Since nobody responded, I'll just say this movie quietly blew my mind. Based on a novella by Denis Johnson, who also wrote the novella Jesus' Son, upon which a film was based that also quietly blew my mind in the 90's. I actually read that novella (JS) based on seeing the movie back then and will certainly be getting this one soon. If you ever saw Jesus' Son, you'll know what I'm talking about when I say quietly blew my mind, although thematically they are not really the same (I guess??), but the DNA is there.
There's just something about this sorta-known but quietly revered by those who do know kind of writers that captures the imagination. People who were doing these quiet works of unique genius but were either unknown or underknown (to various degrees) in their time. It's a long list: Melville (had fame early for his travel adventure novels, but was met with not much acclaim and sometimes outright scorn for his later works), Poe (ditto somewhat: he was a known writer in his day, but nothing like the later appreciation and fame he achieved), Nietzsche (so self-aware of the paucity of his readership in comparison with the magnitude of what he was producing that he quipped "some men are born posthumously"), Cormac McCarthy (certainly attained great acclaim later in life, but toiled for decades in relative obscurity, up to and including Blood Meridian).

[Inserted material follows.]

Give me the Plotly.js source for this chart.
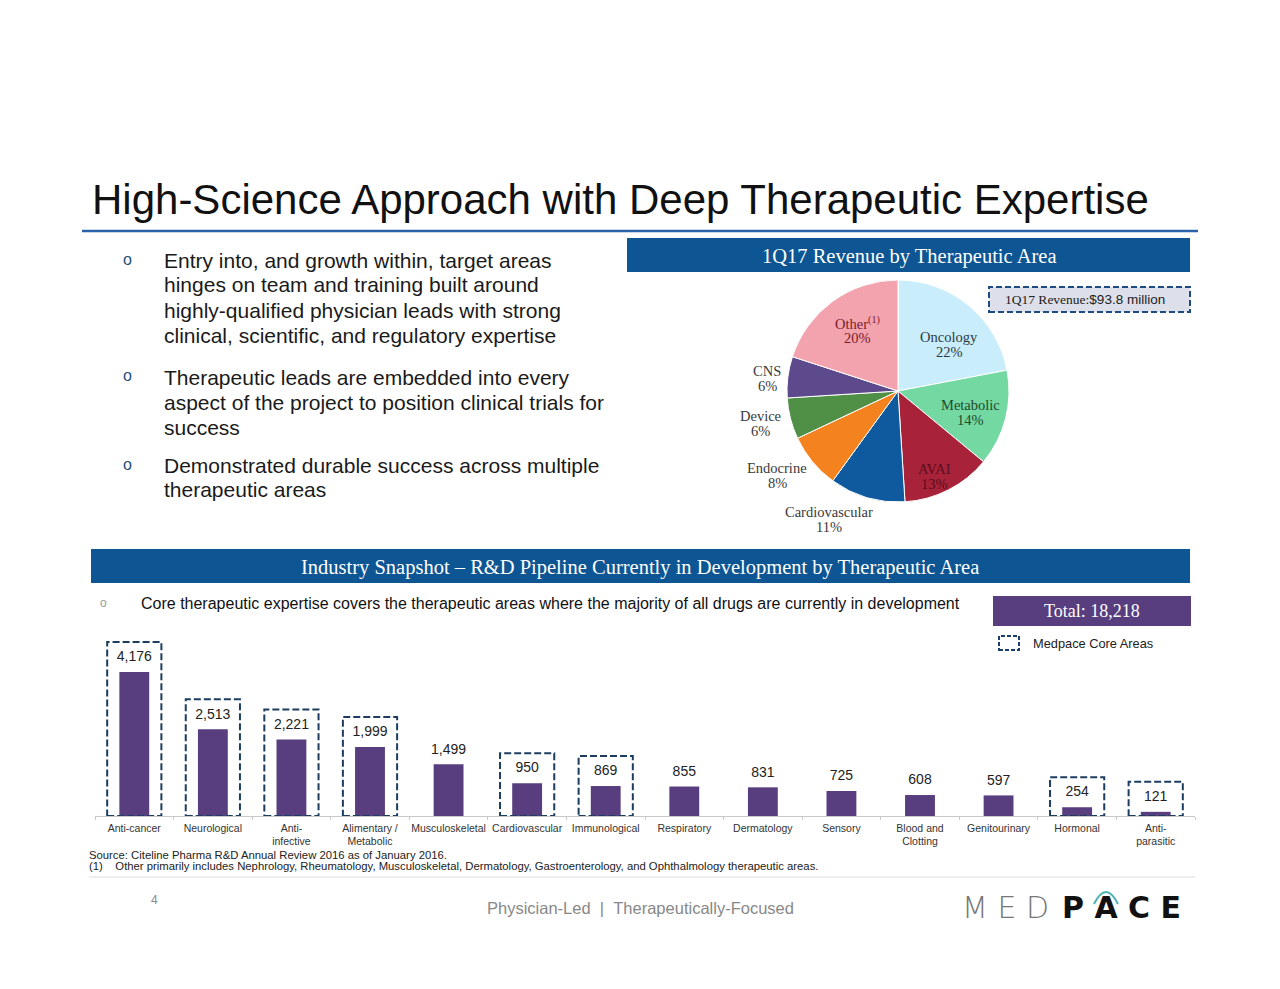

Anyway, to make matters more interesting, my sister-in-law sent me a NYTimes article about Johnson a couple of weeks ago, it didn't register with me who he was when I read the title of the article, but I was intrigued enough to keep the tab open (which I rarely do, I'm weirdly fastidious about keeping as few tabs open as possible, on my phone, at least). Then I randomly (ha!) saw Train Dreams in the Netflix "you might like" queue, I glanced at the blurb and though, meh, why not? Such are the tenuous strands that lead us (and contribute) to our aesthetic bliss. Did I mention "highly recommended?"